The findings of this report underscore the need for Maine to adopt a court notification program, which would reduce Failure to Appear rates in Maine's courts, ease the number of people incarcerated unnecessarily in our jails, and save the state valuable resources that could be reinvested elsewhere.
The problem is a significant one: more than 20 percent of all pretrial detainees in Maine are in jail because of Failure to Appear (FTA) and no other crime. That amounts to more than 9,000 individuals being held in Maine jails every year for no other reason than missing their court date.
The cost of policing and punishing FTA is a significant drain on court, jail, and law enforcement resources. Maine jails spend $1.8 million annually housing pretrial detainees charged with FTA, and issuing warrants and scheduling hearings for FTA is a substantial drain on court and clerk time. And FTA can be devastating for defendants, who risk losing their jobs, their homes, and even custody of their children as a result of pretrial incarceration.
Studies show that most people who miss court do so because of forgetfulness, work obligations, illness, or other logistical obstacles. Therefore, rather than punishment, we need a commonsense solution that addresses the root causes of the problem. Research has consistently proven that the most effective way to reduce the FTA rate is through phone-based court notification programs, which remind defendants of the date, time, and location of their court date. These are similar to the text reminders that many of us currently receive about upcoming doctor or dentist appointments.
Several states – including Arizona, Colorado, Louisiana, Missouri, New York, Ohio, Oregon, Pennsylvania, and Washington – have created court notification programs that work, are cost-effective, and do not undermine the other goals of the criminal justice system. These are proven successful models from which we can learn a lot. Every published study of these court notification programs reports success in reducing FTA. Most of these programs reduced the FTA rate by more than 50 percent within the first six months.

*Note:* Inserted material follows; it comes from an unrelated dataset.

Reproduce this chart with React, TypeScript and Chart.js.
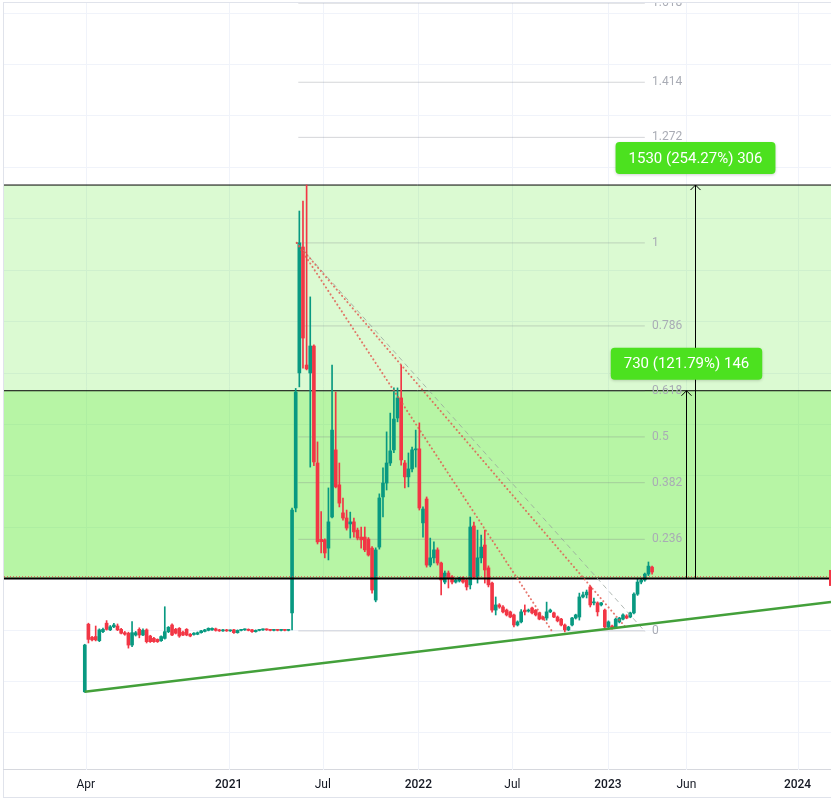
import React, { useEffect, useRef } from 'react';
import { Chart, registerables } from 'chart.js';

Chart.register(...registerables);

// Weekly candles [open, high, low, close]; first week starts 2 days before 1 Apr 2020
const candles: [number, number, number, number][] = [
  [160, 345, 158, 342], [423, 427, 350, 364], [372, 376, 358, 362], [375, 416, 358, 362],
  [359, 405, 355, 401], [394, 408, 390, 403], [427, 437, 400, 403], [401, 418, 398, 413],
  [413, 426, 410, 420], [416, 424, 398, 401], [403, 407, 385, 388], [390, 395, 380, 384],
  [388, 392, 330, 342], [342, 433, 336, 390], [381, 395, 377, 390], [403, 409, 370, 381],
  [381, 405, 378, 399], [401, 405, 350, 355], [377, 380, 352, 355], [368, 372, 352, 355],
  [364, 366, 352, 355], [359, 378, 356, 375], [368, 491, 365, 394], [394, 414, 390, 411],
  [420, 424, 378, 381], [403, 407, 385, 388], [407, 410, 372, 377], [392, 396, 378, 381],
  [403, 406, 378, 381], [384, 387, 374, 377], [383, 390, 380, 388], [384, 393, 382, 390],
  [390, 399, 388, 397], [395, 403, 393, 401], [399, 409, 397, 407], [401, 409, 399, 407],
  [405, 408, 396, 399], [401, 403, 395, 397], [397, 403, 395, 401], [401, 403, 395, 397],
  [397, 401, 395, 399], [401, 403, 387, 390], [390, 401, 388, 399], [399, 403, 397, 401],
  [401, 405, 399, 403], [403, 405, 397, 399], [401, 403, 391, 394], [394, 401, 392, 399],
  [399, 403, 397, 401], [401, 405, 399, 403], [403, 405, 399, 401], [401, 403, 397, 399],
  [399, 403, 397, 401], [401, 403, 397, 399], [399, 403, 397, 401], [401, 403, 397, 399],
  [399, 403, 397, 401], [467, 875, 401, 867], [875, 1340, 860, 1326], [1400, 2030, 1346, 1906],
  [1890, 2069, 1419, 1536], [1431, 2131, 1412, 1416], [1400, 1696, 1034, 1505], [1505, 1510, 1040, 1054],
  [1050, 1132, 735, 743], [753, 861, 700, 744], [751, 755, 681, 700], [719, 953, 673, 821],
  [840, 1431, 836, 1178], [1101, 1326, 953, 957], [965, 1050, 879, 894], [856, 914, 828, 836],
  [836, 867, 789, 797], [813, 859, 758, 821], [821, 836, 762, 782], [789, 797, 751, 758],
  [762, 801, 719, 751], [762, 801, 705, 712], [754, 760, 688, 692], [719, 725, 544, 556],
  [517, 720, 510, 712], [723, 930, 715, 914], [918, 1031, 840, 972], [972, 1171, 945, 1050],
  [1050, 1244, 1040, 1097], [1101, 1342, 1090, 1221], [1225, 1342, 1210, 1303], [1303, 1431, 1042, 1062],
  [1050, 1060, 953, 996], [996, 1089, 957, 1027], [1027, 1112, 1015, 1101], [1101, 1178, 1034, 1105],
  [1105, 1206, 867, 875], [817, 880, 762, 871], [910, 918, 645, 653], [653, 758, 646, 681],
  [681, 743, 661, 712], [712, 720, 653, 661], [661, 665, 537, 595], [587, 630, 580, 622],
  [622, 630, 564, 603], [607, 612, 580, 587], [587, 598, 583, 595], [591, 606, 587, 603],
  [603, 607, 583, 587], [595, 599, 556, 568], [576, 840, 560, 801], [805, 820, 600, 607],
  [607, 789, 583, 681], [681, 770, 661, 723], [731, 789, 583, 634], [642, 650, 568, 576],
  [583, 587, 470, 478], [478, 529, 459, 498], [498, 503, 485, 490], [490, 495, 467, 471],
  [478, 482, 455, 459], [471, 474, 448, 451], [459, 462, 412, 420], [420, 436, 416, 432],
  [432, 480, 428, 471], [478, 498, 459, 471], [474, 482, 470, 478], [486, 490, 463, 467],
  [478, 480, 455, 459], [467, 470, 440, 443], [451, 454, 440, 443], [447, 509, 439, 471],
  [471, 482, 468, 478], [467, 470, 448, 451], [451, 455, 432, 436], [443, 446, 416, 420],
  [420, 424, 393, 401], [401, 415, 398, 412], [420, 450, 416, 447], [447, 462, 443, 459],
  [451, 544, 439, 529], [529, 548, 525, 537], [537, 556, 525, 548], [568, 572, 490, 498],
  [506, 525, 498, 509], [506, 510, 455, 471], [498, 508, 494, 506], [478, 482, 405, 412],
  [412, 436, 408, 432], [416, 420, 404, 408], [412, 447, 410, 443], [432, 450, 428, 447],
  [443, 463, 440, 459], [455, 460, 444, 447], [451, 470, 448, 467], [467, 545, 463, 540],
  [540, 599, 535, 587], [587, 600, 580, 595], [595, 622, 590, 618], [618, 665, 612, 649],
  [645, 649, 618, 626],
];
const firstCandleDay = -2; // days from 1 Apr 2020
const candleStepDays = 7;

// x axis (days from 1 Apr 2020)
const xMin = -157.5;
const xMax = 1434.4;
const xTickDays = [0, 275, 456, 640, 821, 1005, 1156, 1370];
const xTickLabels = ['Apr', '2021', 'Jul', '2022', 'Jul', '2023', 'Jun', '2024'];

// y axis (price)
const yMin = -144;
const yMax = 2839;
const yGridValues = [0, 200, 400, 600, 800, 1000, 1200, 1400, 1600, 1800, 2000, 2200, 2400, 2600, 2800];

// Fibonacci retracement
const fibRatios = [0, 0.236, 0.382, 0.5, 0.618, 0.786, 1, 1.272, 1.414, 1.618];
const fibLabels = ['0', '0.236', '0.382', '0.5', '0.618', '0.786', '1', '1.272', '1.414', '1.618'];
const fibLow = 397;
const fibHigh = 1906;
const fibStartDay = 409;
const fibEndDay = 1076;
const fibLabelDay = 1090;

// Long position / price range
const entryPrice = 601;
const targetHigh = 2131;
const targetMid = 1331;
const rangeDays = [1173, 1155];
const rangeTargets = [2131, 1331];
const rangeLabels = ['1530 (254.27%) 306', '730 (121.79%) 146'];

// Last price marker (price range of the cut-off axis tag)
const lastPriceTag = [572, 634];

// Trend lines [day, price]
const supportLine = [[-2, 160], [1434.4, 509]];
const dotLineUpper = [[406, 1906], [1042, 404]];
const dotLineLower = [[406, 1906], [897, 397]];
const dashLine = [[406, 1906], [1077, 393]];

const GREEN = '#089981';
const RED = '#f23645';
const GRID = '#f0f3fa';

function pts(arr: number[][]) {
  return arr.map(([x, y]) => ({ x, y }));
}

const gridPlugin = {
  id: 'xgrid',
  beforeDatasetsDraw(chart: any) {
    const { ctx, chartArea, scales } = chart;
    const x = scales.x;
    ctx.save();
    ctx.strokeStyle = GRID;
    ctx.lineWidth = 1;
    xTickDays.forEach((d) => {
      const px = Math.round(x.getPixelForValue(d)) + 0.5;
      ctx.beginPath();
      ctx.moveTo(px, chartArea.top);
      ctx.lineTo(px, chartArea.bottom);
      ctx.stroke();
    });
    ctx.restore();
  },
};

const overlayPlugin = {
  id: 'overlay',
  afterDatasetsDraw(chart: any) {
    const { ctx, chartArea, scales } = chart;
    const x = scales.x;
    const y = scales.y;
    ctx.save();
    ctx.beginPath();
    ctx.rect(chartArea.left, chartArea.top, chartArea.right - chartArea.left, chartArea.bottom - chartArea.top);
    ctx.clip();

    // fib labels
    ctx.font = '12px Roboto, "Noto Sans", sans-serif';
    ctx.fillStyle = '#a9acb5';
    ctx.textAlign = 'left';
    ctx.textBaseline = 'middle';
    fibRatios.forEach((r, i) => {
      const v = fibLow + r * (fibHigh - fibLow);
      ctx.fillText(fibLabels[i], x.getPixelForValue(fibLabelDay), y.getPixelForValue(v));
    });

    // last price tag at the right edge
    const t0 = y.getPixelForValue(lastPriceTag[1]);
    const t1 = y.getPixelForValue(lastPriceTag[0]);
    ctx.fillStyle = RED;
    ctx.fillRect(chartArea.right - 2, t0, 2, t1 - t0);

    // range arrows + labels
    rangeDays.forEach((d, i) => {
      const px = Math.round(x.getPixelForValue(d)) + 0.5;
      const y0 = y.getPixelForValue(entryPrice);
      const y1 = y.getPixelForValue(rangeTargets[i]);
      ctx.strokeStyle = '#000';
      ctx.lineWidth = 1;
      ctx.beginPath();
      ctx.moveTo(px, y0);
      ctx.lineTo(px, y1);
      ctx.stroke();
      ctx.beginPath();
      ctx.moveTo(px - 5, y1 + 5);
      ctx.lineTo(px, y1);
      ctx.lineTo(px + 5, y1 + 5);
      ctx.stroke();

      const text = rangeLabels[i];
      ctx.font = '15px Roboto, "Noto Sans", sans-serif';
      const tw = ctx.measureText(text).width;
      const bw = tw + 26;
      const bh = 32;
      const cy = y1 - 27;
      const bx = px - bw / 2;
      const by = cy - bh / 2;
      ctx.save();
      ctx.shadowColor = 'rgba(0,0,0,0.18)';
      ctx.shadowBlur = 3;
      ctx.shadowOffsetY = 1;
      ctx.fillStyle = '#4ce11f';
      ctx.beginPath();
      ctx.roundRect(bx, by, bw, bh, 4);
      ctx.fill();
      ctx.restore();
      ctx.fillStyle = '#ffffff';
      ctx.textAlign = 'center';
      ctx.textBaseline = 'middle';
      ctx.fillText(text, px, cy + 1);
    });
    ctx.restore();
  },
};

export default function App() {
  const ref = useRef<HTMLCanvasElement | null>(null);

  useEffect(() => {
    if (!ref.current) return;
    const bodies = candles.map((c, i) => ({
      x: firstCandleDay + i * candleStepDays,
      y: [Math.min(c[0], c[3]), Math.max(c[0], c[3])],
    }));
    const wicks = candles.map((c, i) => ({
      x: firstCandleDay + i * candleStepDays,
      y: [c[2], c[1]],
    }));
    const colors = candles.map((c) => (c[3] >= c[0] ? GREEN : RED));

    const fibDatasets = fibRatios.map((r) => {
      const v = fibLow + r * (fibHigh - fibLow);
      return {
        type: 'line',
        data: [{ x: fibStartDay, y: v }, { x: fibEndDay, y: v }],
        borderColor: 'rgba(120,123,134,0.32)',
        borderWidth: 1,
        pointRadius: 0,
        fill: false,
        order: 80,
      };
    });

    const chart = new Chart(ref.current, {
      type: 'bar',
      data: {
        datasets: [
          {
            type: 'line',
            data: [{ x: xMin, y: targetHigh }, { x: xMax, y: targetHigh }],
            borderColor: '#000',
            borderWidth: 1,
            pointRadius: 0,
            fill: { value: entryPrice },
            backgroundColor: 'rgba(76,230,30,0.2)',
            order: 100,
          },
          {
            type: 'line',
            data: [{ x: xMin, y: targetMid }, { x: xMax, y: targetMid }],
            borderColor: '#000',
            borderWidth: 1,
            pointRadius: 0,
            fill: { value: entryPrice },
            backgroundColor: 'rgba(76,230,30,0.25)',
            order: 90,
          },
          ...(fibDatasets as any[]),
          {
            type: 'bar',
            data: wicks,
            backgroundColor: colors,
            barThickness: 1,
            grouped: false,
            order: 20,
          },
          {
            type: 'bar',
            data: bodies,
            backgroundColor: colors,
            barThickness: 3,
            minBarLength: 1,
            grouped: false,
            order: 19,
          },
          {
            type: 'line',
            data: [{ x: xMin, y: entryPrice }, { x: xMax, y: entryPrice }],
            borderColor: '#000',
            borderWidth: 2,
            pointRadius: 0,
            fill: false,
            order: 10,
          },
          {
            type: 'line',
            data: [{ x: xMin, y: entryPrice + 7 }, { x: xMax, y: entryPrice + 7 }],
            borderColor: 'rgba(242,54,69,0.8)',
            borderWidth: 1,
            borderDash: [1, 2],
            pointRadius: 0,
            fill: false,
            order: 9,
          },
          {
            type: 'line',
            data: pts(dashLine),
            borderColor: 'rgba(150,160,155,0.75)',
            borderWidth: 1,
            borderDash: [5, 4],
            pointRadius: 0,
            fill: false,
            order: 8,
          },
          {
            type: 'line',
            data: pts(dotLineUpper),
            borderColor: 'rgba(225,85,75,0.8)',
            borderWidth: 2,
            borderDash: [0.1, 4],
            borderCapStyle: 'round',
            pointRadius: 0,
            fill: false,
            order: 7,
          },
          {
            type: 'line',
            data: pts(dotLineLower),
            borderColor: 'rgba(225,85,75,0.8)',
            borderWidth: 2,
            borderDash: [0.1, 4],
            borderCapStyle: 'round',
            pointRadius: 0,
            fill: false,
            order: 6,
          },
          {
            type: 'line',
            data: pts(supportLine),
            borderColor: '#43a03a',
            borderWidth: 2.5,
            pointRadius: 0,
            fill: false,
            order: 5,
          },
        ] as any,
      },
      options: {
        animation: false,
        responsive: true,
        maintainAspectRatio: false,
        layout: { padding: 0 },
        plugins: {
          legend: { display: false },
          tooltip: { enabled: false },
        },
        scales: {
          x: {
            type: 'linear',
            min: xMin,
            max: xMax,
            offset: false,
            afterBuildTicks: (s: any) => {
              s.ticks = xTickDays.map((v) => ({ value: v }));
            },
            afterFit: (s: any) => {
              s.height = 27;
            },
            grid: { display: false, drawTicks: false, offset: false },
            border: { display: false },
            ticks: {
              autoSkip: false,
              maxRotation: 0,
              padding: 8,
              callback: (_v: any, i: number) => xTickLabels[i],
              color: '#131722',
              font: (c: any) => ({
                family: 'Roboto, "Noto Sans", sans-serif',
                size: 12,
                weight: /^\d{4}$/.test(xTickLabels[c.index] || '') ? '500' : '400',
              }),
            },
          },
          y: {
            type: 'linear',
            position: 'right',
            min: yMin,
            max: yMax,
            afterBuildTicks: (s: any) => {
              s.ticks = yGridValues.map((v) => ({ value: v }));
            },
            afterFit: (s: any) => {
              s.width = 0;
            },
            grid: { color: GRID, drawTicks: false },
            border: { display: false },
            ticks: { display: false },
          },
        },
      } as any,
      plugins: [gridPlugin, overlayPlugin],
    });
    return () => chart.destroy();
  }, []);

  return (
    <div style={{ position: 'fixed', left: 0, top: 0, width: 831, height: 800, background: '#fff', overflow: 'hidden' }}>
      <div
        style={{
          position: 'absolute',
          left: 3,
          top: 2,
          width: 840,
          height: 796,
          border: '1px solid #e0e3eb',
          boxSizing: 'border-box',
        }}
      />
      <div
        style={{
          position: 'absolute',
          left: 3,
          top: 769,
          width: 840,
          height: 1,
          background: '#d6d8de',
        }}
      />
      <div style={{ position: 'absolute', left: 4, top: 3, width: 827, height: 794 }}>
        <canvas ref={ref} />
      </div>
    </div>
  );
}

These court notification programs also consistently lead to major financial savings. The court notification program in Coconino County, Arizona produced $90,000 in increased revenue to the court and $60,000 to the jails in its first year of operation. In Multnomah County, Oregon, the court notification initiative was estimated to have saved $500,000 in its first year, in which it was used with only a limited pool of defendants. The program was expanded to include more defendants, and by the third year it saved the county approximately $1.6 million.
Court notification programs are not just for big cities or wealthy suburbs. They work extremely well in places like Maine. For example, the court notification program in Coconino County, Arizona – whose population is smaller than those of Cumberland, Penobscot, or York counties, and which contains significant rural and poor areas – helped reduce the FTA rate by 52 percent in just three months.
Every day, 25 people in Maine are incarcerated for FTA and no other reason. These are not hardened criminals trying to evade justice; they are mostly busy, overburdened parents and workers who – in the many weeks between their summons and their court date – simply forget. The costs of pretrial detention are high, both to our jails and our communities, as we separate parents from children and take workers away from their jobs. But FTA is not an intractable, unsolvable problem. There are excellent, proven models from around the country of court notification programs that reduce FTA rates by at least 50 percent. The cost of these programs is minimal, and they produce enormous savings for the courts, jails, and police.